Stated problem: Take the material below and extract the lines from the one with "Recreate this image" through the one with "return Path(self.transform_non_affine(p.vertices), p.codes)", word for word, without pictures.

Records to process:
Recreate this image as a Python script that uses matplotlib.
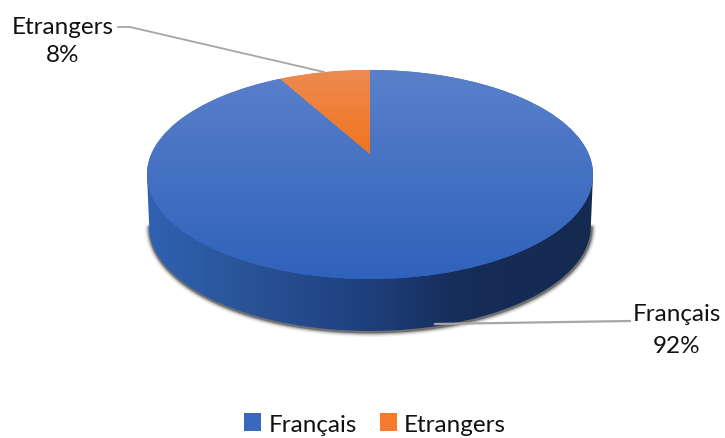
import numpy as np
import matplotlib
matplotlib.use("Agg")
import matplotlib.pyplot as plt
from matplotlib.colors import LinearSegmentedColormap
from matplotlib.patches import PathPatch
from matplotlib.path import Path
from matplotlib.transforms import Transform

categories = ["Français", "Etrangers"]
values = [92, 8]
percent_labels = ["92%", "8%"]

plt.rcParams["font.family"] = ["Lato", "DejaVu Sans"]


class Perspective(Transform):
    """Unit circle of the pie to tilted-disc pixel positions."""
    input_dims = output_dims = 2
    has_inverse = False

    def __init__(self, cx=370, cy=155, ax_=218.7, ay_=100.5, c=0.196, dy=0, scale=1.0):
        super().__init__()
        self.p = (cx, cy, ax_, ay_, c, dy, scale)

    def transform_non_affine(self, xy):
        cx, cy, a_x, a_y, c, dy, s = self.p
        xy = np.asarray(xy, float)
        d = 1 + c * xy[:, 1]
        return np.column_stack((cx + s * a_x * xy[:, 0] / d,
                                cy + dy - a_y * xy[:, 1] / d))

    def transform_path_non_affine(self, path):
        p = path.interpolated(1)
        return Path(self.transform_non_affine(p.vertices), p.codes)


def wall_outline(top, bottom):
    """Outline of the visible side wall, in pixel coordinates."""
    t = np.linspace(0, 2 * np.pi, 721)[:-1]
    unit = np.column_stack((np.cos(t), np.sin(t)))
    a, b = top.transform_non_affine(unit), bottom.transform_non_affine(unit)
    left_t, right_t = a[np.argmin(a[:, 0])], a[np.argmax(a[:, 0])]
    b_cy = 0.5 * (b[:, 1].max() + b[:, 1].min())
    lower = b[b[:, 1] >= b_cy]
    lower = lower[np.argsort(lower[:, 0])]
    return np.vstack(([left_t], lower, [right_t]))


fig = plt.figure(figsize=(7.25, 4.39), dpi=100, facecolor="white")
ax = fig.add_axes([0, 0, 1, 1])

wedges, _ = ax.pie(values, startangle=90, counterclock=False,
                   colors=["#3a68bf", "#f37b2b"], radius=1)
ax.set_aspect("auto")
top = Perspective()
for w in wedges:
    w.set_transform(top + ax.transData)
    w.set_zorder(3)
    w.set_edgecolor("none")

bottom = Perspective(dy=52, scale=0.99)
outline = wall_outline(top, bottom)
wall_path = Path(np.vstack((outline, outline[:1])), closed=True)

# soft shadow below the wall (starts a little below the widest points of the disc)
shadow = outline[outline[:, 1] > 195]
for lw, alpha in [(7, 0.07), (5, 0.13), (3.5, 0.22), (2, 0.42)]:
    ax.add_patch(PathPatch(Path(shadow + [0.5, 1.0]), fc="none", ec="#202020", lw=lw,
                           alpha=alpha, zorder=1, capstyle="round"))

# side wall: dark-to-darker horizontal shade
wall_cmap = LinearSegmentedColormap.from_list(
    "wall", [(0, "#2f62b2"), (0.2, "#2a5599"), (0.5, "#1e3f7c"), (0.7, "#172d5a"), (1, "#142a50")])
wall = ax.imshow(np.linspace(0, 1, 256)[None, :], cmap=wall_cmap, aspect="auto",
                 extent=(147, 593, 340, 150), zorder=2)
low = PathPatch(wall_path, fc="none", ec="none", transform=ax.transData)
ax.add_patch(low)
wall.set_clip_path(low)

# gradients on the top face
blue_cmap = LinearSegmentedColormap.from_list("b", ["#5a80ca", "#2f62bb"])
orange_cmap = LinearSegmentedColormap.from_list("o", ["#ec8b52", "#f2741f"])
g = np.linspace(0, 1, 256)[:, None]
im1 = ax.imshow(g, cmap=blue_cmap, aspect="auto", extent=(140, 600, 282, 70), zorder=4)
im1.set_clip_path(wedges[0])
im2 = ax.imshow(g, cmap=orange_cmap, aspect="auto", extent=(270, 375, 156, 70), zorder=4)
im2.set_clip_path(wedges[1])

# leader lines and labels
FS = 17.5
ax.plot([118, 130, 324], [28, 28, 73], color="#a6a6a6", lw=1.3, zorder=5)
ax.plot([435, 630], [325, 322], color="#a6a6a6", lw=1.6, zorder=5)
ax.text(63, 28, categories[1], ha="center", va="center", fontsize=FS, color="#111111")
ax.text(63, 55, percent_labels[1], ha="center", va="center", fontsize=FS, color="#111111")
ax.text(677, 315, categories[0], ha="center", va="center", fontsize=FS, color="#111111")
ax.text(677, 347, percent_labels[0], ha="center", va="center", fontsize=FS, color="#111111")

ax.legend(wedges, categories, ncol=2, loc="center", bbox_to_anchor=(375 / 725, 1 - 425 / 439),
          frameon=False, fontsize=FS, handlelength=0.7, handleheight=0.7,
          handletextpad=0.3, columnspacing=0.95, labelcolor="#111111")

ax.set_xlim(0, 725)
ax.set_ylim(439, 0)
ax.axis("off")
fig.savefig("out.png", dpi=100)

==

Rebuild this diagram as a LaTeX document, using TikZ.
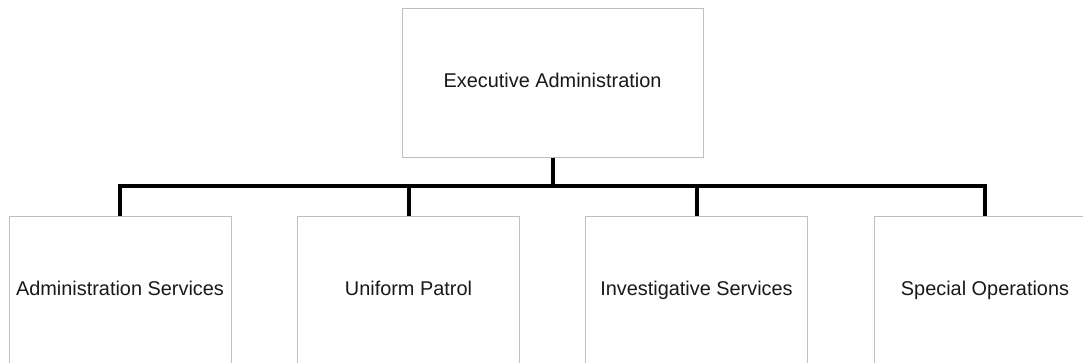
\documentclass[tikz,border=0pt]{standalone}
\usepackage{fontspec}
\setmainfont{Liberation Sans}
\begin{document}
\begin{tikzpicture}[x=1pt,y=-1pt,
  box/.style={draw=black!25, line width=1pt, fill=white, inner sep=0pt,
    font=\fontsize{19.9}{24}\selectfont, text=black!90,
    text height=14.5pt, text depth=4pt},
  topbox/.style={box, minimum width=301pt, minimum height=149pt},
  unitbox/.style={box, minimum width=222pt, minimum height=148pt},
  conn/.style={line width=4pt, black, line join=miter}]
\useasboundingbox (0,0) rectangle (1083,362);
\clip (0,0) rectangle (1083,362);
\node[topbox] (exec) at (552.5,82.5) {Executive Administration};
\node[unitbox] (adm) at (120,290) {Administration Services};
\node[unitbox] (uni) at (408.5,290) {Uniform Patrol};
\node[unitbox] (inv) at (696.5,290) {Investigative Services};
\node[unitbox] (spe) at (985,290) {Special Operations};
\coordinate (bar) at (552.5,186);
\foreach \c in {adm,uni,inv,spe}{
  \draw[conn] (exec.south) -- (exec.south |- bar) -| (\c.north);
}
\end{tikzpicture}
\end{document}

...

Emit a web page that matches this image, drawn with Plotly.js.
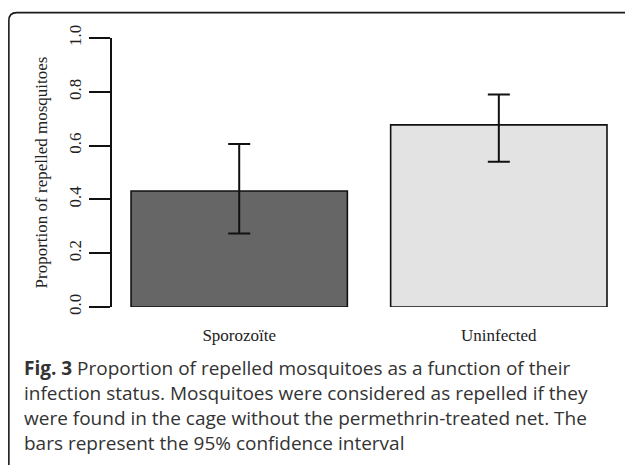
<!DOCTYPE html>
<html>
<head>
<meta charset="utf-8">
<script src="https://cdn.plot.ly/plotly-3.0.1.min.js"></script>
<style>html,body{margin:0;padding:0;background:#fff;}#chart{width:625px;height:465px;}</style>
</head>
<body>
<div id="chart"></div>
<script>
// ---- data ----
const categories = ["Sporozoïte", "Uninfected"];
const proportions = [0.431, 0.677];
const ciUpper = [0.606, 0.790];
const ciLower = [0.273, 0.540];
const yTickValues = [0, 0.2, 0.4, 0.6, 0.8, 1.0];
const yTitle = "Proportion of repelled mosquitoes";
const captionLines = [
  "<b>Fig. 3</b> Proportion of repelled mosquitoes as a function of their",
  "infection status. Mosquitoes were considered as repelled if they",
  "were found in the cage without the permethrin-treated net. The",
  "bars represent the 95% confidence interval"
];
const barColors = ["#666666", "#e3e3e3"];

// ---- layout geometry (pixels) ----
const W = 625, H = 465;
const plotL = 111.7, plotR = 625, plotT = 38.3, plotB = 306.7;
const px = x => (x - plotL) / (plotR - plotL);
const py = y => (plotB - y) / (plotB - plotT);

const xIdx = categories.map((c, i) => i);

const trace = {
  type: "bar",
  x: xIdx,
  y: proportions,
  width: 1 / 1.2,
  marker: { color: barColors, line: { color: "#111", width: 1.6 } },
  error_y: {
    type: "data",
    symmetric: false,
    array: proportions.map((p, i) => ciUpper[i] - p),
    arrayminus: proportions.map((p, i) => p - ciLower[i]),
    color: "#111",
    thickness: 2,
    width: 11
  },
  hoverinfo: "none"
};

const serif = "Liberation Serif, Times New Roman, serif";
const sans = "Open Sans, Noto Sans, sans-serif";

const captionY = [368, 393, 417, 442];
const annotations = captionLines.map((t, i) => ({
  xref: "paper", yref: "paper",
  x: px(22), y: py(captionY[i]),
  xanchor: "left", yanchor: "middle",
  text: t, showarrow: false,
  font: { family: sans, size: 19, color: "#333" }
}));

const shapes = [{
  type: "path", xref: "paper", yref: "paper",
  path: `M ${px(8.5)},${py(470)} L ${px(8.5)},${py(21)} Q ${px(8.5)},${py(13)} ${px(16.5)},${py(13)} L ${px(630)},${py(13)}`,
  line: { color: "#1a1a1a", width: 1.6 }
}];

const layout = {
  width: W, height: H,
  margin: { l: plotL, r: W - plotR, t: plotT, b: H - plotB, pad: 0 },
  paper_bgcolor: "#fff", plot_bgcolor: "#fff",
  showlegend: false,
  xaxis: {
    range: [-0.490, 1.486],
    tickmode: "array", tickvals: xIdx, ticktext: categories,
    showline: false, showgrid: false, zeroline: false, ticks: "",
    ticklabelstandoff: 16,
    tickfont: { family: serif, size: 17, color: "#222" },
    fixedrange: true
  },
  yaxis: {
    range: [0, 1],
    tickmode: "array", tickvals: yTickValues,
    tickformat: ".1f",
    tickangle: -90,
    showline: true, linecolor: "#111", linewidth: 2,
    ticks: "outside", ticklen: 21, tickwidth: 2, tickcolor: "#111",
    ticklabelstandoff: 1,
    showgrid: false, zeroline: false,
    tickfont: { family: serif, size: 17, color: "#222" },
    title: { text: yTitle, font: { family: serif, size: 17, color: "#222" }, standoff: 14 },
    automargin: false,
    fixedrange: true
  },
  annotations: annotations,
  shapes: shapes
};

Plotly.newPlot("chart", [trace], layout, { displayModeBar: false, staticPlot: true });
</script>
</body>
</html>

Answer below:
Recreate this image as a Python script that uses matplotlib.
import numpy as np
import matplotlib
matplotlib.use("Agg")
import matplotlib.pyplot as plt
from matplotlib.colors import LinearSegmentedColormap
from matplotlib.patches import PathPatch
from matplotlib.path import Path
from matplotlib.transforms import Transform

categories = ["Français", "Etrangers"]
values = [92, 8]
percent_labels = ["92%", "8%"]

plt.rcParams["font.family"] = ["Lato", "DejaVu Sans"]


class Perspective(Transform):
    """Unit circle of the pie to tilted-disc pixel positions."""
    input_dims = output_dims = 2
    has_inverse = False

    def __init__(self, cx=370, cy=155, ax_=218.7, ay_=100.5, c=0.196, dy=0, scale=1.0):
        super().__init__()
        self.p = (cx, cy, ax_, ay_, c, dy, scale)

    def transform_non_affine(self, xy):
        cx, cy, a_x, a_y, c, dy, s = self.p
        xy = np.asarray(xy, float)
        d = 1 + c * xy[:, 1]
        return np.column_stack((cx + s * a_x * xy[:, 0] / d,
                                cy + dy - a_y * xy[:, 1] / d))

    def transform_path_non_affine(self, path):
        p = path.interpolated(1)
        return Path(self.transform_non_affine(p.vertices), p.codes)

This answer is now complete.